Shassi, at 3 months is already graceful and compact. She could run extremely fast (as we found to our chagrin) and in this picture, taken in 1993, she appears to have the structure that would later grow and solidify into a healthy framework for a female Shiba. She grew proportionately – while she did go through a gangly adolescent phase, it was relatively short. She “came together” at about a year and a half, although it would be another few months before she filled out.
Now look at Tierce’s photo. At 8 1/2 weeks in 2007, he’s already All Boy, with a big head and muzzle compared with Shassi’s more delicate accoutrements. With that maleness comes a chunky gangliness that is apparent even this early. His ears didn’t stand up completely for another 2 months or so, leaving me to wonder at the age of 3 1/2 months whether my Shiba was going to have Sheltie ears for the rest of his life. He took a long while to grow into his body, being around 2 years old when everything finally came together.

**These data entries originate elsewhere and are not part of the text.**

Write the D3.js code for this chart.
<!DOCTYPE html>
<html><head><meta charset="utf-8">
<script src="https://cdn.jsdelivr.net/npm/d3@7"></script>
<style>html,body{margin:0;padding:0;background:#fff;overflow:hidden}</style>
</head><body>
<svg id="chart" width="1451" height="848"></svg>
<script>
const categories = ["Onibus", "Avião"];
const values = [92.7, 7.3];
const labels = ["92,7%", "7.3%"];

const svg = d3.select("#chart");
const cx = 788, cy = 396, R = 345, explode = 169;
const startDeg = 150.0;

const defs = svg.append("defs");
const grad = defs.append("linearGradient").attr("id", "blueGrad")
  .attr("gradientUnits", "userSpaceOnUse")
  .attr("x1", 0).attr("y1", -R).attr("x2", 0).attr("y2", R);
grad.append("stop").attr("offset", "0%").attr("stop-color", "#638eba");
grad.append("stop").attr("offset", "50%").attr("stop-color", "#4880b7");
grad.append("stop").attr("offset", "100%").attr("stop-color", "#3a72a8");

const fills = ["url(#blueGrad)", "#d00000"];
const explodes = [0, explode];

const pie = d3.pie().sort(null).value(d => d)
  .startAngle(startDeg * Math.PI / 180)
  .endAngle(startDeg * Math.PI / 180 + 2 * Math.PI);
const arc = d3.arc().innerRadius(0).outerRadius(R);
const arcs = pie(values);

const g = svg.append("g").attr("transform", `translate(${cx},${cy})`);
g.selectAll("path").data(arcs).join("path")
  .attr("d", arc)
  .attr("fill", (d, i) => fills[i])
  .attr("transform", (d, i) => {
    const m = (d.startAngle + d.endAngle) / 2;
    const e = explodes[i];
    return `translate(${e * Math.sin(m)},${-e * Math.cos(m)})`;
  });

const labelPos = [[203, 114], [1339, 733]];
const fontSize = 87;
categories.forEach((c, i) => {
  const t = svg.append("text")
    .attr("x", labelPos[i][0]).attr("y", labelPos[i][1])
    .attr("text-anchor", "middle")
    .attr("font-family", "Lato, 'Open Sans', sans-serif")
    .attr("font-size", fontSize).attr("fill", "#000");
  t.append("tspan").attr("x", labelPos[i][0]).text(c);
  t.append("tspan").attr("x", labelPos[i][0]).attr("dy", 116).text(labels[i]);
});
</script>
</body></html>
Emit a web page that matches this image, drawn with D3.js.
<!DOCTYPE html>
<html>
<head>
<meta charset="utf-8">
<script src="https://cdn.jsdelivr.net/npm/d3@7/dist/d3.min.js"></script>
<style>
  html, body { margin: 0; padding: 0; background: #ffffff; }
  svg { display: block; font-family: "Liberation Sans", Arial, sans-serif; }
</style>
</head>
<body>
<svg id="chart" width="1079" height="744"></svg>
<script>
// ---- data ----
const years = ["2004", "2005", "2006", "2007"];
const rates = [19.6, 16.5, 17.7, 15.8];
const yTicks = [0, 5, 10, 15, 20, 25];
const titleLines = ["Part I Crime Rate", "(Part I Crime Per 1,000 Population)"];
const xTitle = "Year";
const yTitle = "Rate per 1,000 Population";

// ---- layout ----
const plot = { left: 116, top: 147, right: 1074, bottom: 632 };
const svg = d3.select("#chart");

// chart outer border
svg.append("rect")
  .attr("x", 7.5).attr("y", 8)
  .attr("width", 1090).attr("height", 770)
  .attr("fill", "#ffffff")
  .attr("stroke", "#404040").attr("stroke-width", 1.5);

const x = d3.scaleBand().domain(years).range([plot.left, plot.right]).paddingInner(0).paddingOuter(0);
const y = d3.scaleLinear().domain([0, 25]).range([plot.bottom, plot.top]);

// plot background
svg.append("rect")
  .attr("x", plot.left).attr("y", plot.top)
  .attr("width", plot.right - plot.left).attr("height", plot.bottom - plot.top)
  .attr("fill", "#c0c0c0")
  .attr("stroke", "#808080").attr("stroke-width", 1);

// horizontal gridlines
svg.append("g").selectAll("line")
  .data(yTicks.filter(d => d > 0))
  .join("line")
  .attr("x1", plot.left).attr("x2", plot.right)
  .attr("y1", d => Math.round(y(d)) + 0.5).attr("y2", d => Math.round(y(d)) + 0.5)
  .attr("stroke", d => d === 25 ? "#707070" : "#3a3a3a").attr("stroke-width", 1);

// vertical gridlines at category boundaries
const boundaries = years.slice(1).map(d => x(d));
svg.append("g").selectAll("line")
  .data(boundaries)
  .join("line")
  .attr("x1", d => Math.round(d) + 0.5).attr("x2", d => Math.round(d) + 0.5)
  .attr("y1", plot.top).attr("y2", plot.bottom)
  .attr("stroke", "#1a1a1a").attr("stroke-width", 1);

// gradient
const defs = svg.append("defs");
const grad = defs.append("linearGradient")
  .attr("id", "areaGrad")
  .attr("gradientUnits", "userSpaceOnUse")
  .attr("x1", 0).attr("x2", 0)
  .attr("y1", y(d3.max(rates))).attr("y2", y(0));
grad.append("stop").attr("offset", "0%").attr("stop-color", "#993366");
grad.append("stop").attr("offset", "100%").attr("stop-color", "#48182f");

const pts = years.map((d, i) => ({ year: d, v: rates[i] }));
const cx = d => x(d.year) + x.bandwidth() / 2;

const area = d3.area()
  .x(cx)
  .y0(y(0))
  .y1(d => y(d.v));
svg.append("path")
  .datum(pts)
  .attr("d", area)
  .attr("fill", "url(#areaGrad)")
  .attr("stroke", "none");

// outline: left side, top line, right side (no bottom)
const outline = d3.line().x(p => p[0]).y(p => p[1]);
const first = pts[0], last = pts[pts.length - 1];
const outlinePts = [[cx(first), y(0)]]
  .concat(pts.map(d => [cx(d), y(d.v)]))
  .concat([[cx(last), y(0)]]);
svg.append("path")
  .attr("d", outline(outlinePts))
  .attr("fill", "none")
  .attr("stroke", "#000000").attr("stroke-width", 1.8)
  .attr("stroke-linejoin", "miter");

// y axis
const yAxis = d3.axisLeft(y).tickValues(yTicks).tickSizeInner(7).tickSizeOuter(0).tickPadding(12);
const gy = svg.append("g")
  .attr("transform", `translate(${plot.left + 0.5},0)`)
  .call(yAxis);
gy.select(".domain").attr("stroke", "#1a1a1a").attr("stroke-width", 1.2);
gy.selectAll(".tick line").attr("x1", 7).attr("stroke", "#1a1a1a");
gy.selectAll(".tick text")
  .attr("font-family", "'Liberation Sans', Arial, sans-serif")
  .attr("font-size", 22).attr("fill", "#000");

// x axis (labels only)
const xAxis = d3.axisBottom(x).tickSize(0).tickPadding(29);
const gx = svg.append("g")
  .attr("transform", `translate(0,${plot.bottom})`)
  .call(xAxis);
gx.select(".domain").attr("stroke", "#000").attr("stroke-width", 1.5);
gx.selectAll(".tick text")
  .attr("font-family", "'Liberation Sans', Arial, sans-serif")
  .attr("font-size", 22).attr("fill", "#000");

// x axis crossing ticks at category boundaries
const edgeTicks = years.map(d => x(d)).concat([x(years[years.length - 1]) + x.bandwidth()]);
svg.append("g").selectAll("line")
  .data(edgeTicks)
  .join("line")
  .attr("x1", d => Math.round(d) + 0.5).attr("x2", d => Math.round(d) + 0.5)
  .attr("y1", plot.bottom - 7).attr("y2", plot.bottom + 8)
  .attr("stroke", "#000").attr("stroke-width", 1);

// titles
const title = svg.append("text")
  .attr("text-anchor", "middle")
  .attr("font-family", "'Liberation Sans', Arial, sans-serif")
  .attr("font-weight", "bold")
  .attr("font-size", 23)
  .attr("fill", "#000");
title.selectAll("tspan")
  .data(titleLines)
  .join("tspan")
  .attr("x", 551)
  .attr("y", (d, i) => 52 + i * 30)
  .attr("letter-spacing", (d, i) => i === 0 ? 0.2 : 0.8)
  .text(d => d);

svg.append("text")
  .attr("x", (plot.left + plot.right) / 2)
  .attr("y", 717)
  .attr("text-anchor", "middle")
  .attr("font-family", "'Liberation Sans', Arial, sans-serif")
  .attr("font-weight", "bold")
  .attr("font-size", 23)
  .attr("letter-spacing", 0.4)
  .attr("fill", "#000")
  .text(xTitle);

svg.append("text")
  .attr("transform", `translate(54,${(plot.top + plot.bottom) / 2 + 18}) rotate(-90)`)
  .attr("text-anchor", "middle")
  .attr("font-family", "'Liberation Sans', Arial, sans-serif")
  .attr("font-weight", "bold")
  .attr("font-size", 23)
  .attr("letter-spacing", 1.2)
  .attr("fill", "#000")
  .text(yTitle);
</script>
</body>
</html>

I found Shassi’s temperament to be more reminiscent of the Japanese ideal for their Shibas: very much her own dog and not given to really looking to us, the humans, for direction. She was playful in her youth, but matured early and she was never given to retrieving balls or sticks (although she did deign to chase them for a few minutes if she was really peppy).
Tierce at 2 and 1/2 years, is still playful, loves his toys – especially his Kong and his stuffed Dracula that intones I’m going to suck your blood! when squeezed – and actually will come when called (not super-reliably, but definitely regularly enough to qualify for some kind of Shiba World Record). He is the product, though, of almost 15 years of Sunojo breeding for temperament and health – the latest generations of Sunojo Shibas are happy, friendly dogs who will actually acknowledge your presence!
It may not be the Japanese ideal, but I think I like Tierce’s temperament better than Shassi’s. He’s still a Shiba, but he’s also a lot more fun to play with. 🙂 However, while I think it’s the product of careful breeding, there is a lot to be said for the differences between male Shibas and female Shibas. I have heard many times that the males tend to be friendlier with people (although not with other male dogs!) and more playful. It is somewhat unusual, as people accustomed to other breeds of dog usually used to the opposite – female dogs who are friendlier and more responsive to people and male dogs who are more aloof and aggressive towards them.